Exactly Nick. When I sign up to all of the responsibilities and costs of being an employer, I expect to make the decision I see fit. You start to get into a situation -- as we now have with childminders -- where people want to be paid for the hours they spend doing things that actuallyrequired by ofsted and not parents (i.e. clients/employers). My childminder jumps through all kinds of rediculous hoops. But a childminder is a business which iopen to the public so I thing the regulation there is a good thing. A nanny (or even au pair) lives in my house and conducts the for my children as I see fit. I don't have to compromise withother people's children's needs. If I fancy tennis at 2:00 on Friday, then that is what will be. If I want my children to dance backwards whilst shouting their timetables every day at 4:00 then so be it. OFSTED has no business in my private home. And the government can even run the schools. I'm certainly not giving the mrights to the rest of childrens' days.

Strix Tue 05-Jul-11 20:41:47

Oh jeez. I really should have proofread that. Sorry.

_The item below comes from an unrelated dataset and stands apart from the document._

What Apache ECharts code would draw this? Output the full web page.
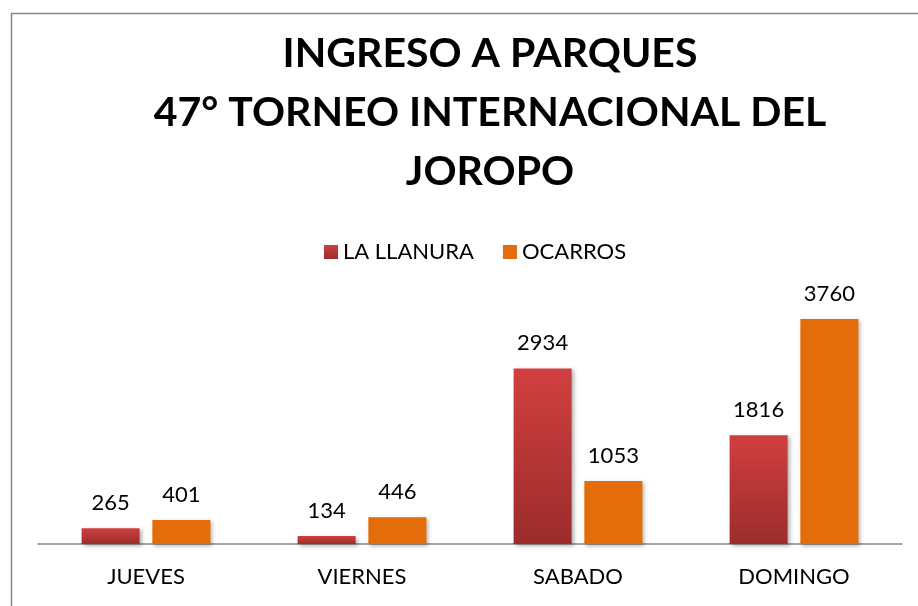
<!DOCTYPE html>
<html>
<head>
<meta charset="utf-8">
<script src="https://cdn.jsdelivr.net/npm/echarts@6/dist/echarts.min.js"></script>
<style>
  html, body { margin: 0; padding: 0; background: #fff; }
  #chart { width: 918px; height: 606px; }
</style>
</head>
<body>
<div id="chart"></div>
<script>
// datos del grafico
var dias = ["JUEVES", "VIERNES", "SABADO", "DOMINGO"];
var laLlanura = [265, 134, 2934, 1816];
var ocarros = [401, 446, 1053, 3760];

var myChart = echarts.init(document.getElementById("chart"));

var fuente = "Lato";

var option = {
  backgroundColor: "#fff",
  animation: false,
  // marco del area del grafico
  graphic: [{
    type: "rect",
    left: 9,
    top: 11,
    shape: { width: 1000, height: 700 },
    style: { fill: "none", stroke: "#868686", lineWidth: 1.5 },
    silent: true
  }],
  title: {
    text: "INGRESO A PARQUES\n47° TORNEO INTERNACIONAL DEL\nJOROPO",
    left: 490,
    top: 24,
    textAlign: "center",
    padding: 0,
    textStyle: {
      fontFamily: fuente,
      fontWeight: "bold",
      fontSize: 41,
      lineHeight: 59,
      color: "#000"
    }
  },
  legend: {
    data: [
      { name: "LA LLANURA", icon: "rect" },
      { name: "OCARROS", icon: "rect" }
    ],
    left: 319,
    top: 236,
    itemWidth: 14,
    itemHeight: 14,
    itemGap: 29,
    itemStyle: { shadowBlur: 0, shadowOffsetX: 0, shadowOffsetY: 0 },
    textStyle: { fontFamily: fuente, fontSize: 22, color: "#000" }
  },
  grid: {
    left: 38,
    right: 16,
    top: 304.6,
    bottom: 62
  },
  xAxis: {
    type: "category",
    data: dias,
    axisLine: { lineStyle: { color: "#868686", width: 1.5 } },
    axisTick: { show: false },
    axisLabel: {
      margin: 22,
      fontFamily: fuente,
      fontSize: 22,
      color: "#000"
    }
  },
  yAxis: {
    type: "value",
    min: 0,
    max: 4000,
    show: false,
    splitLine: { show: false }
  },
  series: [
    {
      name: "LA LLANURA",
      type: "bar",
      data: laLlanura,
      barWidth: 58,
      barGap: "22%",
      itemStyle: {
        color: new echarts.graphic.LinearGradient(0, 0, 0, 1, [
          { offset: 0, color: "#D13F3F" },
          { offset: 1, color: "#9C2C2C" }
        ]),
        shadowBlur: 4,
        shadowOffsetX: 2,
        shadowOffsetY: 2,
        shadowColor: "rgba(0,0,0,0.3)"
      },
      label: {
        show: true,
        position: "top",
        distance: 14,
        fontFamily: fuente,
        fontSize: 22,
        color: "#000"
      }
    },
    {
      name: "OCARROS",
      type: "bar",
      data: ocarros,
      barWidth: 58,
      itemStyle: {
        color: "#E46C0A",
        shadowBlur: 4,
        shadowOffsetX: 2,
        shadowOffsetY: 2,
        shadowColor: "rgba(0,0,0,0.3)"
      },
      label: {
        show: true,
        position: "top",
        distance: 14,
        fontFamily: fuente,
        fontSize: 22,
        color: "#000"
      }
    }
  ]
};

myChart.setOption(option);
</script>
</body>
</html>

mranchovy Wed 06-Jul-11 00:52:49

Nick are you referring to the Jersey Childcare Trust accreditation scheme? Looks like a good model for a Third Sector implementation to me.

nannynick Wed 06-Jul-11 01:01:56

Yes, that is the scheme. It has been running a while I believe, so JCT may well have some statistical data on how well the scheme has worked and also what problems have been encountered.

Part of the scheme is that a nanny is interviewed... that works on a small island as travel distances are not that large. Could it work in mainland England, I'm not so sure. The costs of having people do those interviews may well be quite high - it was one of the problems with the Childcare Approval Scheme I think... certainly I recall having to travel to see someone when I registered under CAS.

Strix Wed 06-Jul-11 11:06:20

I think all of these schemes add too much beaurocracy to the job. Some parents will probably welcome it. But others, like me, want to vet out their employees on the things that matter to them.

However, I think it is unlikely that the current government will want to hand more power to OFSTED. The Tories and OFSTED are well know to get on like a house on fire. A fundamental belief of the conservatives is smaller government and individual freedom. So, I don't see them boadening the scope of the OFSTED 'nanny state'. Or perhaps I have my head blissfully in the sand?

Also, I agree with Mr. A's advice that is will invite a widening of the black market where people hire people who are not technically nannies, but in practice are hired to look after the children.

And, the cost of administering this scheme is to be born by whom? The employer (i.e. me)? I think not. Childcare is prohibitively expensive in this country. Anything that adds to that cost is likely to be a bad idea.